If a colleague, a C-level or even you (spoiler alert: it’s a good News) are asking “What is the value of the data team?” it signals most of the time a deeper underlying issue. It’s not a question of whether the team provides value or not but rather whether the organization understands and leverages that value effectively.

Why? Simply because a well-positioned data team doesn’t need to justify its existence – their impact should be self-evident and no will ask about it.

The trap

When the data team is reduced to fulfilling ad-hoc requests and/or stakeholders prefer doing their own analyses, it highlights a misunderstanding of the team’s role.

Instead of being seen as strategic partners, the data team is often treated as a service desk, responding to operational demands. This creates a vicious cycle:

  • The team gets bogged down in low-impact tasks and struggle to demonstrate its potential for driving strategic decisions
  • Stakeholders got what they want and finished to be overwhelmed by data, failing to understand what to decide
  • So they decide to continue digging themselves and keep asking ad-hoc requests
  • Loop

What Value Should Look Like

The true value of a data team lies in its ability to guide decision-making, take a step back and uncover opportunities that others might miss.

And this means moving beyond surface-level requests (“Can you get me this number?”), or project without knowing if it’s really useful (“Can you build this dashboard for me”), but focusing on deeper and more strategic questions like:

• “What trends can we identify in our customer data to drive growth?”

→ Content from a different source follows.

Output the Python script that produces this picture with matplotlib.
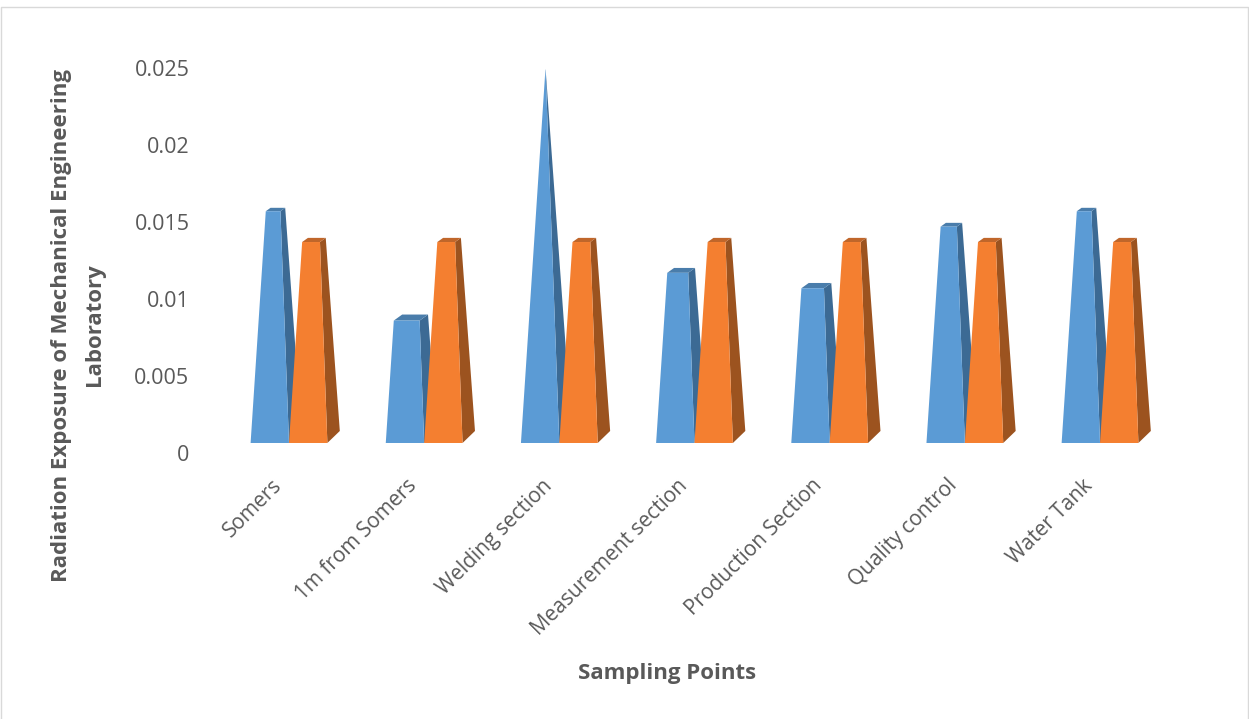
import matplotlib
matplotlib.use('Agg')
import matplotlib.pyplot as plt
from matplotlib.lines import Line2D
from matplotlib.patches import Polygon
from matplotlib.transforms import ScaledTranslation

plt.rcParams['font.family'] = ['Open Sans', 'DejaVu Sans']

categories = ['Somers', '1m from Somers', 'Welding section', 'Measurement section',
              'Production Section', 'Quality control', 'Water Tank']
series_a = [0.0157, 0.0086, 0.0249, 0.0117, 0.0107, 0.0147, 0.0157]
series_b = [0.0137, 0.0137, 0.0137, 0.0137, 0.0137, 0.0137, 0.0137]
yticks = [0, 0.005, 0.01, 0.015, 0.02, 0.025]
yticklabels = ['0', '0.005', '0.01', '0.015', '0.02', '0.025']

W, H = 1249, 719
BAR = 0.284      # bar width, category units
FLOOR = 0.00065  # the 3d floor sits a little above the zero label
DX = 0.092       # depth of the base
DY = 0.00078
DY_TOP = 0.00058 # top faces look flatter than the base
APEX = 0.64      # where the pyramid tip is, share of the bar width
TOP = 0.025

fig = plt.figure(figsize=(W / 100, H / 100), dpi=100)
# frame has no bottom edge
fig.add_artist(Line2D([0.5 / W, 0.5 / W, (W - 1) / W, (W - 1) / W], [0, 1 - 6.5 / H, 1 - 6.5 / H, 0],
                      transform=fig.transFigure, color='#d9d9d9', linewidth=1))
ax = fig.add_axes([221.4 / W, (H - 453) / H, 946.2 / W, 385 / H])
ax.set_xlim(-0.5, 6.5)
ax.set_ylim(0, 0.025)
for s in ax.spines.values():
    s.set_visible(False)


def pyramid(left, v, front, side, top):
    f = (v - FLOOR) / (TOP - FLOOR)  # how far up the pyramid it is cut
    right = left + BAR
    apex = left + BAR * APEX
    tl = left + (apex - left) * f
    tr = right + (apex - right) * f
    dx = DX * (1 - f)
    dy = DY_TOP * (1 - f)
    ax.add_patch(Polygon([(right, FLOOR), (right + DX, FLOOR + DY), (tr + dx, v + dy), (tr, v)],
                         facecolor=side, edgecolor='none'))
    ax.add_patch(Polygon([(tl, v), (tr, v), (tr + dx, v + dy), (tl + dx, v + dy)],
                         facecolor=top, edgecolor='none', clip_on=False))
    ax.add_patch(Polygon([(left, FLOOR), (right, FLOOR), (tr, v), (tl, v)],
                         facecolor=front, edgecolor='none'))


for i in range(len(categories)):
    pyramid(i - BAR, series_a[i], '#5b9bd5', '#3c6a94', '#4a7dab')
    pyramid(i, series_b[i], '#f47f30', '#9c531f', '#c0662a')

ax.set_yticks(yticks)
ax.set_yticklabels(yticklabels, fontsize=15.5, color='#595959')
ax.set_xticks(range(len(categories)))
ax.set_xticklabels(categories, fontsize=15, color='#595959', rotation=45,
                   ha='right', va='top', rotation_mode='anchor')
ax.tick_params(length=0, axis='y', pad=23)
ax.tick_params(length=0, axis='x', pad=16)
# rotated labels sit further left than the tick
shift = ScaledTranslation(-18 / 100, 0, fig.dpi_scale_trans)
for lab in ax.get_xticklabels():
    lab.set_transform(lab.get_transform() + shift)

fig.text(78 / W, 1 - 325 / H, 'Radiation Exposure of Mechanical Engineering\nLaboratory',
         rotation=90, ha='center', va='center', fontsize=16, fontweight='bold',
         color='#595959', linespacing=1.7)
fig.text(667 / W, 1 - 674 / H, 'Sampling Points', ha='center', va='center', fontsize=16,
         fontweight='bold', color='#595959')

fig.savefig('out.png', dpi=100)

• “Which operational bottlenecks are costing us the most, and how can we address them?”

If fact, it’s when the data team is integrated into strategic conversations, its contributions become valuable. Otherwise Data team will just be what it is : a cost center.

Shifting the Perception

And so to escape the cycle of being undervalued, data teams must:

  1. Educate stakeholders: Help them understand what makes a good question – one that leads to actionable insights rather than simple metrics.

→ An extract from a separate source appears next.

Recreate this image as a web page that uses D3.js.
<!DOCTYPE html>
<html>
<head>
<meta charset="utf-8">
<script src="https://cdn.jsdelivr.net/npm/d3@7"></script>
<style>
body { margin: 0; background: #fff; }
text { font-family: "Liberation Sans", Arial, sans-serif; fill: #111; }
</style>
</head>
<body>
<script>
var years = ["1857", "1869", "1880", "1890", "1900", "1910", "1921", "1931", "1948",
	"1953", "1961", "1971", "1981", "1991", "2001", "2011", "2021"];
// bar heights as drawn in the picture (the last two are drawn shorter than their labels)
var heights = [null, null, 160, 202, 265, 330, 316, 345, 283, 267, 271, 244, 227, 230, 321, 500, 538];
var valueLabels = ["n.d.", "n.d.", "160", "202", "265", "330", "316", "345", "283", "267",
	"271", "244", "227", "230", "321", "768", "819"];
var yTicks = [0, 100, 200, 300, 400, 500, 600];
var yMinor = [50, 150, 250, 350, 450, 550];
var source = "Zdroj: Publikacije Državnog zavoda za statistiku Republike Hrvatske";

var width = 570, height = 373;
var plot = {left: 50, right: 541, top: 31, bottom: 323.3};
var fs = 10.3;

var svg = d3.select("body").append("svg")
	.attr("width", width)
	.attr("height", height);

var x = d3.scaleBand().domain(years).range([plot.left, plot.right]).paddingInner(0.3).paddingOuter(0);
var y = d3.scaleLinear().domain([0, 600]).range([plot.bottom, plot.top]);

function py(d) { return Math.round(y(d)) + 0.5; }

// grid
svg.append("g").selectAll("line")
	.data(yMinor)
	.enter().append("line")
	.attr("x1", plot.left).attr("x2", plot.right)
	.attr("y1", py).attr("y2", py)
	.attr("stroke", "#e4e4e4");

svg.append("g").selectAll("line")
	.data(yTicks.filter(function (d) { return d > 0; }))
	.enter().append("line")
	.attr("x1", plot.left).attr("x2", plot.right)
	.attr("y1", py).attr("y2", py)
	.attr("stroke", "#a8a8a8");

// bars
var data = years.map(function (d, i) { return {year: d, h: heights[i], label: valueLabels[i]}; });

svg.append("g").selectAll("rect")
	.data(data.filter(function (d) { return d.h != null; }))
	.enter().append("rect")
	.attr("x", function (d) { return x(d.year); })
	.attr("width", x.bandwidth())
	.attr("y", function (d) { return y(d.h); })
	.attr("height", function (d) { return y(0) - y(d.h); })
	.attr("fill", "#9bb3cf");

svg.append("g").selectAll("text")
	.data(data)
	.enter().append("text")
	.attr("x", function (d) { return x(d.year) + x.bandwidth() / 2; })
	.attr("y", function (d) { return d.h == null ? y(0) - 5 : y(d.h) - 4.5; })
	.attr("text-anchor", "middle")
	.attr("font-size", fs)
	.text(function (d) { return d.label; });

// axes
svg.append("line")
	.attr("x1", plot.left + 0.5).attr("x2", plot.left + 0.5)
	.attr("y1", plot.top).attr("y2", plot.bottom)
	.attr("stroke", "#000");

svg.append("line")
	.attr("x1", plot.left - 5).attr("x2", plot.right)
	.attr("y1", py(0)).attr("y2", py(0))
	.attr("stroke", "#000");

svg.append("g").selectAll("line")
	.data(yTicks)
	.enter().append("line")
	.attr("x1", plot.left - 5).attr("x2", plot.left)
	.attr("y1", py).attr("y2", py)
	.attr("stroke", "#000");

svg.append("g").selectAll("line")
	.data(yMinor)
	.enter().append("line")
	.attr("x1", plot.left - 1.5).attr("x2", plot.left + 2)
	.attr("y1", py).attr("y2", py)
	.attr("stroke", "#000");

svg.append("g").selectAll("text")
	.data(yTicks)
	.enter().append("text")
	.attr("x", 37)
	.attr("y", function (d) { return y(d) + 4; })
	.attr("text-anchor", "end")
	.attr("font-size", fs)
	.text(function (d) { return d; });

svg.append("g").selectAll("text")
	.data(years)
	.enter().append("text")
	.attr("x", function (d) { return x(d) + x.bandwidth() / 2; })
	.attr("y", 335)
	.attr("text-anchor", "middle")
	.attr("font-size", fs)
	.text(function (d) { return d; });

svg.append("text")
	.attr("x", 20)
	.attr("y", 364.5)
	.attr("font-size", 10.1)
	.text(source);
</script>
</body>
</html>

  2. Prioritize strategically: Focus on delivering high-impact analyses that demonstrate the team’s potential.

  3. Showcase success: Communicate the tangible business impact of their work, like revenue growth, cost savings, or operational improvements.

By doing this, the question, “What is the value of the data team?” shouldn’t exist in organizations where data is integrated into strategic decisions. If this question arises, it’s not the team’s value that’s in doubt but the organization’s approach to leveraging it. The real challenge isn’t proving the data team’s worth – it’s ensuring their value is so evident that the question never needs to be asked.